Kazia Therapeutics Ltd (ASX:KZA) is making steady progress in advancing its investigational new drug, paxalisib, executing an agreement last week to participate in the GBM AGILE pivotal study in glioblastoma.
GBM AGILE (Glioblastoma Adaptive Global Innovative Learning Environment) is an international platform study that has been established specifically to facilitate the approval of new medicines for glioblastoma, an aggressive type of cancer that can occur in the brain or spinal cord.
The study is set to move into an operational phase with recruitment of patients to the paxalisib arm expected to begin in the first quarter of 2021.
Corporate Connect Research has initiated coverage on Kazia with a 12-month price target of $2.05 (current share price: 85 cents).
The following is an extract from Corporate Connect’s initiation report:
Since August 1st, Kazia Therapeutics has announced US Food & Drug Administration fast track status for one program & orphan drug and rare paediatric disease designation for another, while finishing the period by announcing a new trial for its cancer drug, paxalisib. Over the next nine months investors are likely to see six data readouts from five programs. How fast can a company go?
Introduction: A shake up of the board and senior management at drug-developer Novogen Ltd (formerly, ASX:NRT), brought the company a new CEO and several new board members, including a new chairman. Management wasted no time in trimming the dead wood from the development pipeline and licensing in a phase II ready, unique anti-cancer compound from storied cancer drug developer Genentech. The drug, that would later become known as paxalisib, had a very well understood mechanism of action and clinical data showing that the drug could do something other four marketed drugs of the same class could not do. It could cross the blood-brain-barrier and penetrate the tissues of the brain and the spine. Paxalisib and been purpose built to treat cancers of the central nervous system.
Clinical Trials: Kazia moved paxalisib into the clinic quicky and the trials in the table are underway. The best way for a drug developer to add value is by trialling their drug broadly, but also wisely, so as to inform future decisions they may have to make, while also protecting the drug from being studied in a no-win trial. The main program is in glioblastoma multiforme (GBM), an aggressive form of brain cancer. It is the one Kazia expects to take into a pivotal trial starting early next year and the one Kazia will be aiming to gain approval from regulators for, if and when the time comes. An added advantage of Kazia’s strategy is that it will also build value in the eyes of those who might see paxalisib as valuable addition to their existing businesses. Any small pharma should be open to being acquired at the right price. Given the nature of pharmaceutical sales and marketing, good drugs developed by smaller companies invariably reach a point where they become worth substantially more to larger companies than to the existing owner. The reason is that the larger companies have the infrastructure, the human capital, and the financial capital to quickly and efficiently take advantage of all the opportunities a good drug provides.

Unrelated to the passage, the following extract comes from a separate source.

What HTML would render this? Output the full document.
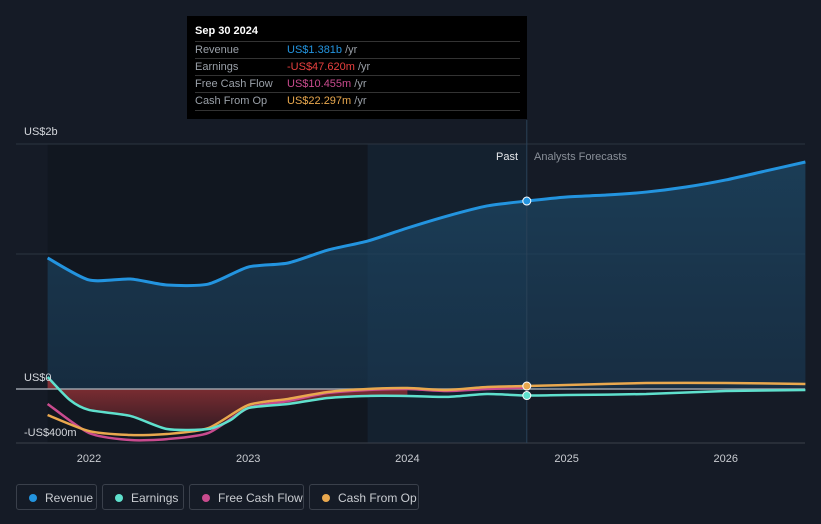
<!DOCTYPE html>
<html><head><meta charset="utf-8">
<style>
body{margin:0;background:#151b26;font-family:"Liberation Sans",sans-serif;}
#wrap{position:relative;width:821px;height:524px;overflow:hidden;background:#151b26;}
svg{position:absolute;left:0;top:0;}
.tip{position:absolute;left:187px;top:16px;width:340px;height:103px;background:#000;font-size:11px;color:#9aa0a8;}
.tip .hd{position:absolute;left:8px;top:9px;color:#fff;font-weight:bold;font-size:11px;}
.row{position:absolute;left:8px;width:325px;height:17px;border-top:1px solid #333;line-height:17px;}
.row span.l{position:absolute;left:0;}
.row span.v{position:absolute;left:92px;}
.leg{position:absolute;top:484px;height:26px;border:1px solid #3a404b;border-radius:3px;color:#c9ccd1;font-size:12px;line-height:26px;box-sizing:border-box;}
.leg i{position:absolute;left:12px;top:9px;width:8px;height:8px;border-radius:50%;}
.leg span{position:absolute;left:28px;}
</style></head><body>
<div id="wrap">
<svg id="chart" width="821" height="524"></svg>
<div class="tip">
 <div class="hd">Sep 30 2024</div>
 <div class="row" style="top:25px"><span class="l">Revenue</span><span class="v" style="color:#2394df">US$1.381b <span style="color:#9aa0a8">/yr</span></span></div>
 <div class="row" style="top:42px"><span class="l">Earnings</span><span class="v" style="color:#e8403f">-US$47.620m <span style="color:#9aa0a8">/yr</span></span></div>
 <div class="row" style="top:59px"><span class="l">Free Cash Flow</span><span class="v" style="color:#c94b8e">US$10.455m <span style="color:#9aa0a8">/yr</span></span></div>
 <div class="row" style="top:76px;border-bottom:1px solid #333"><span class="l">Cash From Op</span><span class="v" style="color:#e9a84e">US$22.297m <span style="color:#9aa0a8">/yr</span></span></div>
</div>
<div class="leg" style="left:16px;width:81px"><i style="background:#2394df"></i><span>Revenue</span></div>
<div class="leg" style="left:102px;width:82px"><i style="background:#5fe0cd"></i><span>Earnings</span></div>
<div class="leg" style="left:189px;width:115px"><i style="background:#c94b8e"></i><span>Free Cash Flow</span></div>
<div class="leg" style="left:309px;width:110px"><i style="background:#e9a84e"></i><span>Cash From Op</span></div>
</div>
<script>
const revYears=[2021.74,2022,2022.26,2022.49,2022.75,2023,2023.25,2023.5,2023.75,2024,2024.25,2024.5,2024.75,2025,2025.25,2025.5,2025.75,2026,2026.25,2026.5];
const revenue=[963,801,808,764,771,896,926,1021,1087,1183,1271,1345,1381,1411,1425,1447,1484,1536,1602,1668];
const earnYears=[2021.74,2021.88,2022,2022.26,2022.49,2022.75,2022.89,2023,2023.25,2023.5,2023.75,2024,2024.25,2024.5,2024.75,2025,2025.5,2026,2026.5];
const earnings=[88,-81,-154,-198,-294,-294,-228,-140,-110,-66,-51,-51,-58,-37,-48,-44,-37,-15,-7];
const fcfYears=[2021.74,2022,2022.26,2022.49,2022.75,2023,2023.25,2023.5,2023.75,2024,2024.25,2024.5,2024.75];
const fcf=[-110,-323,-375,-368,-323,-140,-88,-29,-7,0,-15,0,10];
const cfoYears=[2021.74,2022,2022.26,2022.49,2022.75,2023,2023.25,2023.5,2023.75,2024,2024.25,2024.5,2024.75,2025,2025.5,2026,2026.5];
const cfo=[-191,-309,-338,-331,-287,-118,-73,-22,0,7,-7,15,22,29,44,44,37];
const xTicks=[2022,2023,2024,2025,2026];
const NS="http://www.w3.org/2000/svg";
const svg=document.getElementById('chart');
const X=y=>89+(y-2022)*159.2;
const Y=v=>389-v*0.1361;
function el(t,a,p){const e=document.createElementNS(NS,t);for(const k in a)e.setAttribute(k,a[k]);(p||svg).appendChild(e);return e;}
function path(xs,vs){const P=xs.map((x,i)=>[X(x),Y(vs[i])]);let d='M'+P[0][0]+','+P[0][1];
for(let i=0;i<P.length-1;i++){const p0=P[i-1]||P[i],p1=P[i],p2=P[i+1],p3=P[i+2]||p2;const t=0.12;
d+=` C${p1[0]+(p2[0]-p0[0])*t},${p1[1]+(p2[1]-p0[1])*t} ${p2[0]-(p3[0]-p1[0])*t},${p2[1]-(p3[1]-p1[1])*t} ${p2[0]},${p2[1]}`;}return d;}
const defs=el('defs',{});
const g1=el('linearGradient',{id:'rg',x1:0,y1:0,x2:0,y2:1},defs);
el('stop',{offset:0,'stop-color':'#1d4866','stop-opacity':0.75},g1);el('stop',{offset:1,'stop-color':'#1a3a55','stop-opacity':0.6},g1);
const g2=el('linearGradient',{id:'eg',x1:0,y1:0,x2:0,y2:1},defs);
el('stop',{offset:0,'stop-color':'#9b3438'},g2);el('stop',{offset:1,'stop-color':'#3a1c24'},g2);
let r=el('rect',{x:X(2021.74),y:144,width:X(2023.75)-X(2021.74),height:299,fill:'#111720'});

r=el('rect',{x:X(2023.75),y:144,width:X(2024.75)-X(2023.75),height:299,fill:'#14212f'});

[[144],[254]].forEach(([y])=>{const l=el('line',{x1:16,x2:805,y1:y,y2:y,stroke:'#2c3440','stroke-width':1});});
const rp=path(revYears,revenue);
let a=el('path',{d:rp+` L${X(2026.5)},${Y(0)} L${X(2021.74)},${Y(0)} Z`,fill:'url(#rg)'});

const ep=path(earnYears.slice(0,12),earnings.slice(0,12));
a=el('path',{d:ep+` L${X(2024)},${Y(0)} L${X(2021.74)},${Y(0)} Z`,fill:'url(#eg)',opacity:0.9});

let z=el('line',{x1:16,x2:805,y1:Y(0),y2:Y(0),stroke:'#9aa0a8','stroke-width':1.5});

let ax=el('line',{x1:16,x2:805,y1:443,y2:443,stroke:'#3a404b','stroke-width':1});

const series=[[fcfYears,fcf,'#c94b8e','fcf-line'],[cfoYears,cfo,'#e9a84e','cfo-line'],[earnYears,earnings,'#5fe0cd','earnings-line'],[revYears,revenue,'#2394df','revenue-line']];
series.forEach(([xs,vs,c,n])=>{const p=el('path',{d:path(xs,vs),fill:'none',stroke:c,'stroke-width':n=='revenue-line'?3:2.5});});
let vl=el('line',{x1:X(2024.75),x2:X(2024.75),y1:120,y2:443,stroke:'#2a4258','stroke-width':1});

[[revenue[12],'#2394df'],[earnings[14],'#5fe0cd'],[cfo[12],'#e9a84e']].forEach(([v,c])=>{const m=el('circle',{cx:X(2024.75),cy:Y(v),r:4,fill:c,stroke:'#fff','stroke-width':1});});
function txt(x,y,s,o){const t=el('text',Object.assign({x:x,y:y,fill:'#d4d7dc','font-size':11,'font-family':'Liberation Sans, sans-serif'},o||{}));t.textContent=s;return t;}
let t=txt(24,135,'US$2b');
t=txt(24,381,'US$0');
t=txt(24,436,'-US$400m');
t=txt(518,160,'Past',{'text-anchor':'end',fill:'#e6e8eb'});
t=txt(534,160,'Analysts Forecasts',{fill:'#8a9099'});
xTicks.forEach(y=>{const tt=txt(X(y),462,String(y),{'text-anchor':'middle',fill:'#c9ccd1'});});
</script>
</body></html>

Valuation Methodology: I have used a probability weight discounted cash flow approach to value Kazia. The biggest assumption I have made is that if Kazia is successful in moving paxalisib through trials for GBM, they will be acquired. The discount rate is also a big decision because of its large impact on the target price. Most large pharmaceutical companies use a rate of 11% or 12%. I have used 15% to keep my valuation on the conservative side. The third key assumption was that the US accounted for 55% of the world’s cancer drug revenue. By doing this, I could go into the biggest market, by far, in some depth, rather spend time on much less lucrative geographies. Valuations can tell you whether an asset is mispriced, but it will not tell whether a mispriced asset will move to fair value over the coming year. The emphasis on the data readouts, above, provide a compelling argument that the target price target can be reached, if not exceeded.
Recommendation: Kazia’s fate is in paxalisib’s hands, and that is how it should be. We initiate coverage with a 12-month price target of $2.05.